● **What is being asked**
Print the listing as it stands, omitting all images.

## begin Collected material

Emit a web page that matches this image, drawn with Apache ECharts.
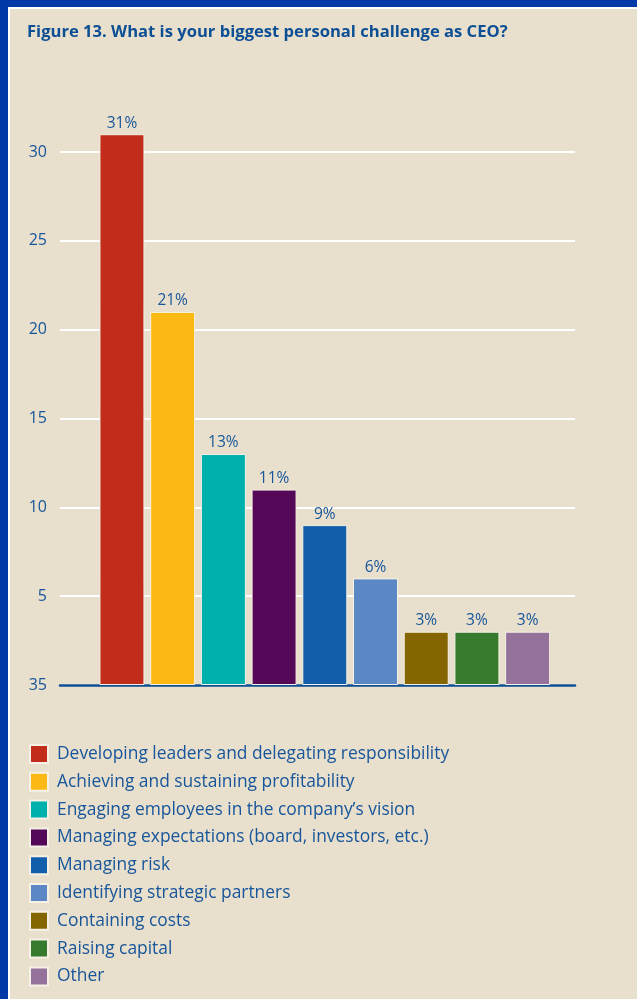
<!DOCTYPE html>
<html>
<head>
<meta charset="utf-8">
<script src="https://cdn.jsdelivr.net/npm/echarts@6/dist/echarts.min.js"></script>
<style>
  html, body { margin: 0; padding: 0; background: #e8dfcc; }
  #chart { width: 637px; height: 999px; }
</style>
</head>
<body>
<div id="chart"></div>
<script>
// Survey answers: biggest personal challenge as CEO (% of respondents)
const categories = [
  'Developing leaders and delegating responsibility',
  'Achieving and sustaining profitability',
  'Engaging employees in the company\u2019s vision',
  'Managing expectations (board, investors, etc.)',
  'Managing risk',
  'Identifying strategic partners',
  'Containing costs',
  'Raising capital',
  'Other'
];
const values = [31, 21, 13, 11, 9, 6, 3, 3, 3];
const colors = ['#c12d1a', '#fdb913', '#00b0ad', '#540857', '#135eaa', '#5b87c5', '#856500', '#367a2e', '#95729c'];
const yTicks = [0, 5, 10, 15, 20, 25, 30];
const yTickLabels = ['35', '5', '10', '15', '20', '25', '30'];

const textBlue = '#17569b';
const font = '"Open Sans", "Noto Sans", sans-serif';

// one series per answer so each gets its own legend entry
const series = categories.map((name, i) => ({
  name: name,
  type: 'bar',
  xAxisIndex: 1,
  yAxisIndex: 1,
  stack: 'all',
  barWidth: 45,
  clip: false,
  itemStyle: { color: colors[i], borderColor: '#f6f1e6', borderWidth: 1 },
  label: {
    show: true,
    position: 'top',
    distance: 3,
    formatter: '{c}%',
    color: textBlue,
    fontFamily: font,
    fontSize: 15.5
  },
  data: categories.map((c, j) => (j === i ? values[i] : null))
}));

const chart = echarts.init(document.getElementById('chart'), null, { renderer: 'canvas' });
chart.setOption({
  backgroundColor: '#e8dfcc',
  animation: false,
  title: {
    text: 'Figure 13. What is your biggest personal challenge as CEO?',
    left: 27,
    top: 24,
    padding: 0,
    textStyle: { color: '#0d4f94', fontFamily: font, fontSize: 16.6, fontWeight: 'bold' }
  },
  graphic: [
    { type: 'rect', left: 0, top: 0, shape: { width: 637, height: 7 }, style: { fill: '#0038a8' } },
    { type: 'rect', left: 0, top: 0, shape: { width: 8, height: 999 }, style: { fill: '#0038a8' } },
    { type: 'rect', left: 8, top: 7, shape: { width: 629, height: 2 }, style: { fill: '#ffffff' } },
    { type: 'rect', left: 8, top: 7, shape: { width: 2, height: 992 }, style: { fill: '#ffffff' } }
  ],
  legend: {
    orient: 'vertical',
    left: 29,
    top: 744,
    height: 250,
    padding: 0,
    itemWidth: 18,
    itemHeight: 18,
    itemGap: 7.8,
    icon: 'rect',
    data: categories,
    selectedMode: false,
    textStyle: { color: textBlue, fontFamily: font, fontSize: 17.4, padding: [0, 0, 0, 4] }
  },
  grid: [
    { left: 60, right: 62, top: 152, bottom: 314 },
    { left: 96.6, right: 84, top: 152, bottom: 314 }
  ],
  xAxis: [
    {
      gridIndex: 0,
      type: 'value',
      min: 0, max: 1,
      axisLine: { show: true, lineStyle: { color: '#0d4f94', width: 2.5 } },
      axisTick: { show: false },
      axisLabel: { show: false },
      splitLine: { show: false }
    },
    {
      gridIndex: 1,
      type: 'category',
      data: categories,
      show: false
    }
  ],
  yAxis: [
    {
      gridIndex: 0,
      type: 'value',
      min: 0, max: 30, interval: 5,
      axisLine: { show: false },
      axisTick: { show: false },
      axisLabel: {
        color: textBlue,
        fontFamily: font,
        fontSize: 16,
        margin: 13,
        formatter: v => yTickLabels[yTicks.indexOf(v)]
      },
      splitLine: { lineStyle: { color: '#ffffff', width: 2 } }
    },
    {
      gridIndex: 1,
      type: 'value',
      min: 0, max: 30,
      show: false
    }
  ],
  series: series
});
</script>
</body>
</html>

## end Collected material

● **Answer to this exercise**
Emit a web page that matches this image, drawn with Apache ECharts.
<!DOCTYPE html>
<html>
<head>
<meta charset="utf-8">
<script src="https://cdn.jsdelivr.net/npm/echarts@6/dist/echarts.min.js"></script>
<style>
  html, body { margin: 0; padding: 0; background: #e8dfcc; }
  #chart { width: 637px; height: 999px; }
</style>
</head>
<body>
<div id="chart"></div>
<script>
// Survey answers: biggest personal challenge as CEO (% of respondents)
const categories = [
  'Developing leaders and delegating responsibility',
  'Achieving and sustaining profitability',
  'Engaging employees in the company\u2019s vision',
  'Managing expectations (board, investors, etc.)',
  'Managing risk',
  'Identifying strategic partners',
  'Containing costs',
  'Raising capital',
  'Other'
];
const values = [31, 21, 13, 11, 9, 6, 3, 3, 3];
const colors = ['#c12d1a', '#fdb913', '#00b0ad', '#540857', '#135eaa', '#5b87c5', '#856500', '#367a2e', '#95729c'];
const yTicks = [0, 5, 10, 15, 20, 25, 30];
const yTickLabels = ['35', '5', '10', '15', '20', '25', '30'];

const textBlue = '#17569b';
const font = '"Open Sans", "Noto Sans", sans-serif';

// one series per answer so each gets its own legend entry
const series = categories.map((name, i) => ({
  name: name,
  type: 'bar',
  xAxisIndex: 1,
  yAxisIndex: 1,
  stack: 'all',
  barWidth: 45,
  clip: false,
  itemStyle: { color: colors[i], borderColor: '#f6f1e6', borderWidth: 1 },
  label: {
    show: true,
    position: 'top',
    distance: 3,
    formatter: '{c}%',
    color: textBlue,
    fontFamily: font,
    fontSize: 15.5
  },
  data: categories.map((c, j) => (j === i ? values[i] : null))
}));

const chart = echarts.init(document.getElementById('chart'), null, { renderer: 'canvas' });
chart.setOption({
  backgroundColor: '#e8dfcc',
  animation: false,
  title: {
    text: 'Figure 13. What is your biggest personal challenge as CEO?',
    left: 27,
    top: 24,
    padding: 0,
    textStyle: { color: '#0d4f94', fontFamily: font, fontSize: 16.6, fontWeight: 'bold' }
  },
  graphic: [
    { type: 'rect', left: 0, top: 0, shape: { width: 637, height: 7 }, style: { fill: '#0038a8' } },
    { type: 'rect', left: 0, top: 0, shape: { width: 8, height: 999 }, style: { fill: '#0038a8' } },
    { type: 'rect', left: 8, top: 7, shape: { width: 629, height: 2 }, style: { fill: '#ffffff' } },
    { type: 'rect', left: 8, top: 7, shape: { width: 2, height: 992 }, style: { fill: '#ffffff' } }
  ],
  legend: {
    orient: 'vertical',
    left: 29,
    top: 744,
    height: 250,
    padding: 0,
    itemWidth: 18,
    itemHeight: 18,
    itemGap: 7.8,
    icon: 'rect',
    data: categories,
    selectedMode: false,
    textStyle: { color: textBlue, fontFamily: font, fontSize: 17.4, padding: [0, 0, 0, 4] }
  },
  grid: [
    { left: 60, right: 62, top: 152, bottom: 314 },
    { left: 96.6, right: 84, top: 152, bottom: 314 }
  ],
  xAxis: [
    {
      gridIndex: 0,
      type: 'value',
      min: 0, max: 1,
      axisLine: { show: true, lineStyle: { color: '#0d4f94', width: 2.5 } },
      axisTick: { show: false },
      axisLabel: { show: false },
      splitLine: { show: false }
    },
    {
      gridIndex: 1,
      type: 'category',
      data: categories,
      show: false
    }
  ],
  yAxis: [
    {
      gridIndex: 0,
      type: 'value',
      min: 0, max: 30, interval: 5,
      axisLine: { show: false },
      axisTick: { show: false },
      axisLabel: {
        color: textBlue,
        fontFamily: font,
        fontSize: 16,
        margin: 13,
        formatter: v => yTickLabels[yTicks.indexOf(v)]
      },
      splitLine: { lineStyle: { color: '#ffffff', width: 2 } }
    },
    {
      gridIndex: 1,
      type: 'value',
      min: 0, max: 30,
      show: false
    }
  ],
  series: series
});
</script>
</body>
</html>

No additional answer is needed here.